[:es]Fue el gran maestro F. W. Hegel quien nos curó del irrefrenable impulso por deducir de lo concreto y lo universal categorías enfrentadas. Toda una Fenomenología del Espíritu para demostrarnos que el verdadero conocer(se) está precisamente en descubrir lo universal en la aparente vulgaridad de los acontecimientos cotidianos. Actuando hegelianamente uno puede encontrar conocimiento y realidad en las calles de Nuevo Laredo. Máxime si lo hace en bicicleta.
Cada día hago el trayecto de casa al trabajo en bici experimentando una ininterrumpida sacudida emocional por cada perro que se cruza en mi camino. Y es que lejos de lo que debería ser, los perros (con propietario) no escatiman en violar el espacio público para adentrarse con sus garras furibundas sobre mí. La pregunta se me hizo evidente de repente; ¿cómo es que los perros amenazantes no descansan en su empeño incluso una vez atraviesan el umbral de la propiedad de su amo? En otros países desarrollados estos animales de compañía no se atreverían a instigar al transeúnte a menos que este usurpara sin reparos la propiedad del amo al que debe obediencia. Si no establecemos diferencias genéticas entre por decir, un perro mexicano de un perro español la única distinción entre ambos (dejemos fuera la hipótesis de los amos) solo podrá derivar de que el can mexicano tenga una instintiva percepción distorsionada de lo que pertenece a su amo. Es decir, que para el perro mexicano el espacio público no fuera un algo ajeno a su propietario sino una extensión del mismo. Es como si lo público no fuera una “sustancia inmanente” e independiente a lo privado sino una mera derivación de aquella. Entonces si lo que un perro español puede identificar como un algo que no le pertenece (espacio público), el mexicano solo lo asumirá en términos geográficos como el punto desde donde da comienzo el espacio destinado al siguiente perro y así sucesivamente.
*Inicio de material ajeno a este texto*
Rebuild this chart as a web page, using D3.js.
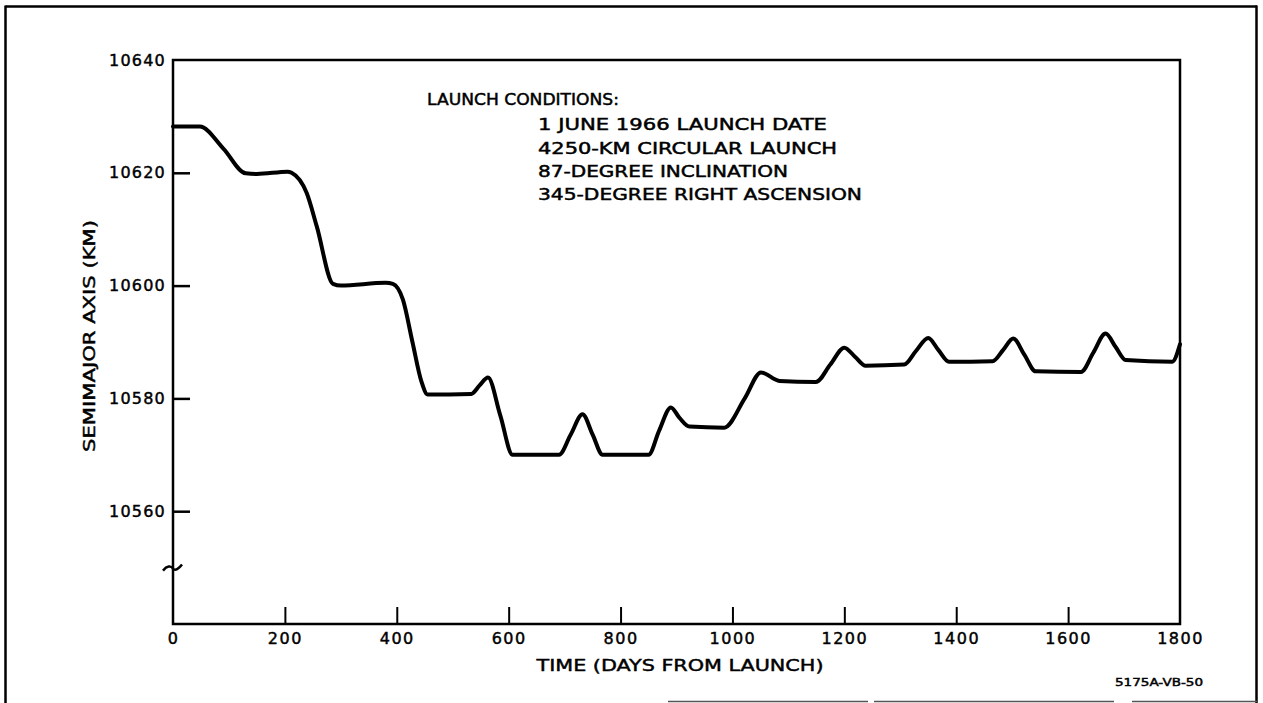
<!DOCTYPE html>
<html>
<head>
<meta charset="utf-8">
<script src="https://cdn.jsdelivr.net/npm/d3@7"></script>
<style>
  html, body { margin: 0; padding: 0; background: #fff; }
  svg { display: block; }
  text { font-family: "DejaVu Sans", sans-serif; fill: #000; stroke: #000; stroke-width: 0.45px; }
</style>
</head>
<body>
<svg id="chart" width="1263" height="703"></svg>
<script>
// Semimajor axis history, days from launch vs km
const days = [
  0, 48, 90, 130, 150, 205, 212, 239, 257, 286, 300, 380, 393,
  411, 428, 444, 455, 533, 548, 563, 585, 607, 690, 711, 732, 750, 768, 850,
  869, 890, 905, 923, 985, 1022, 1051, 1084, 1149, 1175, 1200, 1219, 1238,
  1307, 1328, 1350, 1368, 1387, 1465, 1484, 1502, 1522, 1542, 1623, 1645,
  1667, 1685, 1703, 1786, 1800
];
const semimajorKm = [
  10628.2, 10628.2, 10624.3, 10619.9, 10619.8, 10620.2, 10620.0,
  10616.4, 10610.5, 10600.3, 10600.0, 10600.5, 10600.3,
  10597.5, 10590.0, 10583.0, 10580.7, 10580.8, 10582.3, 10583.7, 10577.0, 10570.0,
  10570.0, 10573.6, 10577.2, 10573.6, 10570.0, 10570.0,
  10574.3, 10578.4, 10576.6, 10575.0, 10574.8, 10580.0, 10584.6, 10583.1, 10582.9,
  10586.0, 10589.0, 10587.4, 10585.8,
  10586.0, 10588.4, 10590.7, 10588.6, 10586.5, 10586.6, 10588.6, 10590.6, 10587.7,
  10584.8, 10584.7, 10588.1, 10591.5, 10589.1, 10586.8, 10586.5, 10589.6
];

// Axis ticks
const xTickValues = [0, 200, 400, 600, 800, 1000, 1200, 1400, 1600, 1800];
const yTickValues = [10560, 10580, 10600, 10620, 10640];

// Text blocks
const xTitle = "TIME (DAYS FROM LAUNCH)";
const yTitle = "SEMIMAJOR AXIS (KM)";
const conditionsHeading = "LAUNCH CONDITIONS:";
const conditionLines = [
  "1 JUNE 1966 LAUNCH DATE",
  "4250-KM CIRCULAR LAUNCH",
  "87-DEGREE INCLINATION",
  "345-DEGREE RIGHT ASCENSION"
];
const figureCode = "5175A-VB-50";

const svg = d3.select("#chart");

const x = d3.scaleLinear().domain([0, 1800]).range([173, 1180]);
const y = d3.scaleLinear().domain([10540, 10640]).range([624, 60]);

// Outer figure frame
const frame = svg.append("g").attr("stroke", "#000").attr("stroke-width", 2.5).attr("fill", "none");
frame.append("line").attr("x1", 5.5).attr("y1", 6.5).attr("x2", 1257).attr("y2", 6.5);
frame.append("line").attr("x1", 5.5).attr("y1", 5.5).attr("x2", 5.5).attr("y2", 703);
frame.append("line").attr("x1", 1256.5).attr("y1", 5.5).attr("x2", 1256.5).attr("y2", 703);
svg.append("line").attr("x1", 668).attr("y1", 701.5).attr("x2", 1257).attr("y2", 701.5)
  .attr("stroke", "#555").attr("stroke-width", 1.5).attr("stroke-dasharray", "200,6,240,18,130");

// Plot box
const box = svg.append("g").attr("stroke", "#000").attr("stroke-width", 2.5).attr("fill", "none");
box.append("path").attr("d", `M${x(0)},${y(10640)}H${x(1800)}V${y(10540)}H${x(0)}Z`);

// Axis break on the vertical axis
svg.append("path")
  .attr("d", `M${x(0) - 10},${y(10550) + 3} C${x(0) - 6},${y(10550) - 2} ${x(0) - 2},${y(10550) - 2} ${x(0)},${y(10550) + 1} S${x(0) + 6},${y(10550) + 1} ${x(0) + 9},${y(10550) - 3}`)
  .attr("fill", "none").attr("stroke", "#000").attr("stroke-width", 2.5);

// Y axis with inward ticks
const yAxis = svg.append("g")
  .attr("transform", `translate(${x(0)},0)`)
  .call(d3.axisLeft(y).tickValues(yTickValues).tickSize(-17).tickPadding(7).tickFormat(d3.format("d")));
yAxis.select(".domain").remove();
yAxis.selectAll(".tick line").attr("stroke", "#000").attr("stroke-width", 2.5)
  .filter(d => d === 10640).remove();
yAxis.selectAll(".tick text")
  .attr("font-size", 16).attr("letter-spacing", "1.2px").attr("fill", "#000")
  .attr("font-family", "DejaVu Sans, sans-serif");

// X axis with inward ticks
const xAxis = svg.append("g")
  .attr("transform", `translate(0,${y(10540)})`)
  .call(d3.axisBottom(x).tickValues(xTickValues).tickSize(-17).tickPadding(9).tickFormat(d3.format("d")));
xAxis.select(".domain").remove();
xAxis.selectAll(".tick line").attr("stroke", "#000").attr("stroke-width", 2)
  .filter(d => d === 0 || d === 1800).remove();
xAxis.selectAll(".tick text")
  .attr("font-size", 16).attr("letter-spacing", "1.5px").attr("fill", "#000")
  .attr("font-family", "DejaVu Sans, sans-serif");

// Axis titles
svg.append("text")
  .attr("x", 680).attr("y", 671)
  .attr("text-anchor", "middle").attr("font-size", 16)
  .attr("textLength", 287).attr("lengthAdjust", "spacingAndGlyphs")
  .text(xTitle);

svg.append("text")
  .attr("transform", "translate(95,336) rotate(-90)")
  .attr("text-anchor", "middle").attr("font-size", 16)
  .attr("textLength", 232).attr("lengthAdjust", "spacingAndGlyphs")
  .text(yTitle);

// Launch conditions note
svg.append("text")
  .attr("x", 427).attr("y", 105).attr("font-size", 15)
  .attr("textLength", 192).attr("lengthAdjust", "spacingAndGlyphs")
  .text(conditionsHeading);

const lineWidths = [289, 299, 250, 324];
const lineBaselines = [130, 153.5, 176.5, 200];
svg.append("g").selectAll("text")
  .data(conditionLines)
  .join("text")
  .attr("x", 538)
  .attr("y", (d, i) => lineBaselines[i])
  .attr("font-size", 15)
  .attr("textLength", (d, i) => lineWidths[i])
  .attr("lengthAdjust", "spacingAndGlyphs")
  .text(d => d);

// Figure code
svg.append("text")
  .attr("x", 1203).attr("y", 686).attr("text-anchor", "end")
  .attr("font-size", 10.5).attr("textLength", 88).attr("lengthAdjust", "spacingAndGlyphs")
  .text(figureCode);

// Semimajor axis curve
const series = days.map((d, i) => [d, semimajorKm[i]]);
const line = d3.line()
  .x(d => x(d[0]))
  .y(d => y(d[1]))
  .curve(d3.curveMonotoneX);

svg.append("path")
  .datum(series)
  .attr("d", line)
  .attr("fill", "none")
  .attr("stroke", "#000")
  .attr("stroke-width", 4)
  .attr("stroke-linejoin", "round")
  .attr("stroke-linecap", "round");
</script>
</body>
</html>
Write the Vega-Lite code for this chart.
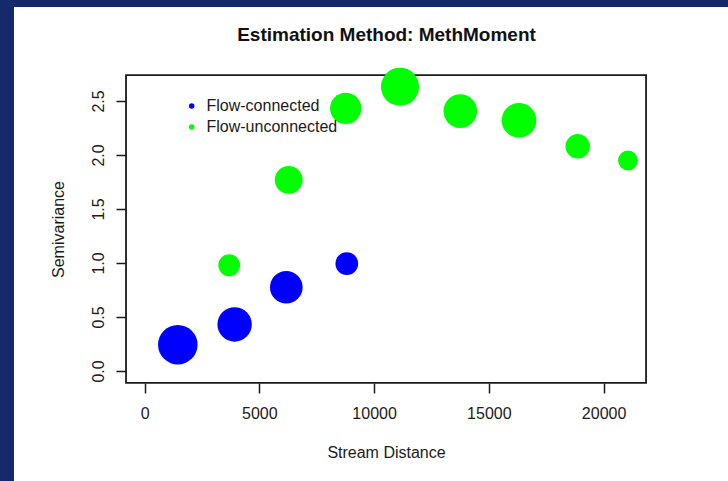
{
  "$schema": "https://vega.github.io/schema/vega-lite/v6.json",
  "width": 714,
  "height": 474,
  "autosize": {"type": "none"},
  "padding": {"left": 14, "top": 7, "right": 0, "bottom": 0},
  "background": "#15296b",
  "config": {"view": {"fill": "white", "stroke": null}, "font": "Liberation Sans"},
  "title": {
    "text": "Estimation Method: MethMoment",
    "fontSize": 19,
    "fontWeight": "bold",
    "font": "Liberation Sans",
    "color": "#111111",
    "anchor": "middle",
    "frame": "group",
    "dx": 15.5,
    "offset": -52.5,
    "baseline": "alphabetic"
  },
  "datasets": {
    "semivariogram": [
      {"type": "Flow-connected", "dist": 1447, "gamma": 0.244, "np": 223},
      {"type": "Flow-connected", "dist": 3922, "gamma": 0.431, "np": 194},
      {"type": "Flow-connected", "dist": 6174, "gamma": 0.775, "np": 184},
      {"type": "Flow-connected", "dist": 8810, "gamma": 0.994, "np": 128},
      {"type": "Flow-unconnected", "dist": 3686, "gamma": 0.979, "np": 123},
      {"type": "Flow-unconnected", "dist": 6279, "gamma": 1.769, "np": 157},
      {"type": "Flow-unconnected", "dist": 8763, "gamma": 2.432, "np": 177},
      {"type": "Flow-unconnected", "dist": 11129, "gamma": 2.632, "np": 215},
      {"type": "Flow-unconnected", "dist": 13756, "gamma": 2.406, "np": 190},
      {"type": "Flow-unconnected", "dist": 16314, "gamma": 2.321, "np": 196},
      {"type": "Flow-unconnected", "dist": 18871, "gamma": 2.08, "np": 138},
      {"type": "Flow-unconnected", "dist": 21063, "gamma": 1.949, "np": 112}
    ]
  },
  "layer": [
    {
      "data": {"values": [{}]},
      "mark": {"type": "rect", "fill": null, "stroke": "#1a1a1a", "strokeWidth": 1.8},
      "encoding": {
        "x": {"datum": -810, "type": "quantitative"},
        "x2": {"datum": 21850},
        "y": {"datum": -0.11, "type": "quantitative"},
        "y2": {"datum": 2.74}
      }
    },
    {
      "data": {"name": "semivariogram"},
      "mark": {"type": "circle", "opacity": 1},
      "encoding": {
        "x": {
          "field": "dist",
          "type": "quantitative",
          "scale": {"domain": [-5691, 25420], "nice": false, "zero": false},
          "axis": {
            "title": "Stream Distance",
            "values": [0, 5000, 10000, 15000, 20000],
            "format": "d",
            "offset": -98,
            "domain": false,
            "grid": false,
            "tickSize": 10,
            "tickWidth": 1.5,
            "tickColor": "#1a1a1a",
            "labelFontSize": 16,
            "labelFont": "Liberation Sans",
            "labelColor": "#1a1a1a",
            "labelPadding": 12,
            "labelBaseline": "top",
            "labelFlush": false,
            "labelOverlap": false,
            "titleFontSize": 16,
            "titleFont": "Liberation Sans",
            "titleFontWeight": "normal",
            "titleColor": "#1a1a1a",
            "titleX": 372,
            "titleY": 74,
            "titleAlign": "center",
            "titleBaseline": "alphabetic"
          }
        },
        "y": {
          "field": "gamma",
          "type": "quantitative",
          "scale": {"domain": [-1.0185, 3.37], "nice": false, "zero": false},
          "axis": {
            "title": "Semivariance",
            "values": [0, 0.5, 1, 1.5, 2, 2.5],
            "format": ".1f",
            "offset": -112,
            "domain": false,
            "grid": false,
            "tickSize": 10,
            "tickWidth": 1.5,
            "tickColor": "#1a1a1a",
            "labelFontSize": 16,
            "labelFont": "Liberation Sans",
            "labelColor": "#1a1a1a",
            "labelAngle": -90,
            "labelAlign": "center",
            "labelBaseline": "alphabetic",
            "labelPadding": 12.5,
            "labelOverlap": false,
            "titleFontSize": 16,
            "titleFont": "Liberation Sans",
            "titleFontWeight": "normal",
            "titleColor": "#1a1a1a",
            "titleX": -62.5,
            "titleY": 222,
            "titleAngle": -90,
            "titleAlign": "center",
            "titleBaseline": "alphabetic"
          }
        },
        "size": {
          "field": "np",
          "type": "quantitative",
          "scale": {"type": "pow", "exponent": 2, "domain": [0, 300], "range": [0, 2827]},
          "legend": null
        },
        "color": {
          "field": "type",
          "type": "nominal",
          "scale": {"domain": ["Flow-connected", "Flow-unconnected"], "range": ["#0000ff", "#00ff00"]},
          "legend": {
            "orient": "none",
            "legendX": 169.7,
            "legendY": 91,
            "title": null,
            "symbolType": "circle",
            "symbolSize": 30,
            "symbolOpacity": 1,
            "symbolStrokeWidth": 0,
            "labelFontSize": 16,
            "labelFont": "Liberation Sans",
            "labelColor": "#1a1a1a",
            "labelOffset": 6.8,
            "rowPadding": 5
          }
        }
      }
    }
  ]
}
¿Qué pretendemos extraer de este ejemplo con tintes zoológico? Que el espacio público es un sumatorio de prolongaciones ajenas (privadas). O en otras palabras, que lo cívico es tan voluble que el perro no es capaz de apreciar sus delimitaciones y aceptar así que cuando me ladra está violando un espacio “público” que es de todos precisamente porque no pertenece a ninguno. Si extendemos las consecuencias de este ejemplo derivamos que lo público como espacio donde acontece lo democrático, lo cívico, etcétera es un mero fetiche ideológico. Es decir, una categoría importada y no del todo familiar a la conciencia de su pueblo. Los perros en Nuevo Laredo apuntan a que queda mucho que hacer en términos de educación de la conciencia que haga saber disímiles conceptos como desarrollo en oposición a enriquecimiento; derecho a caridad; propiedad a apropiación; libertad a libertinaje. Solo así una sociedad es realmente próspera.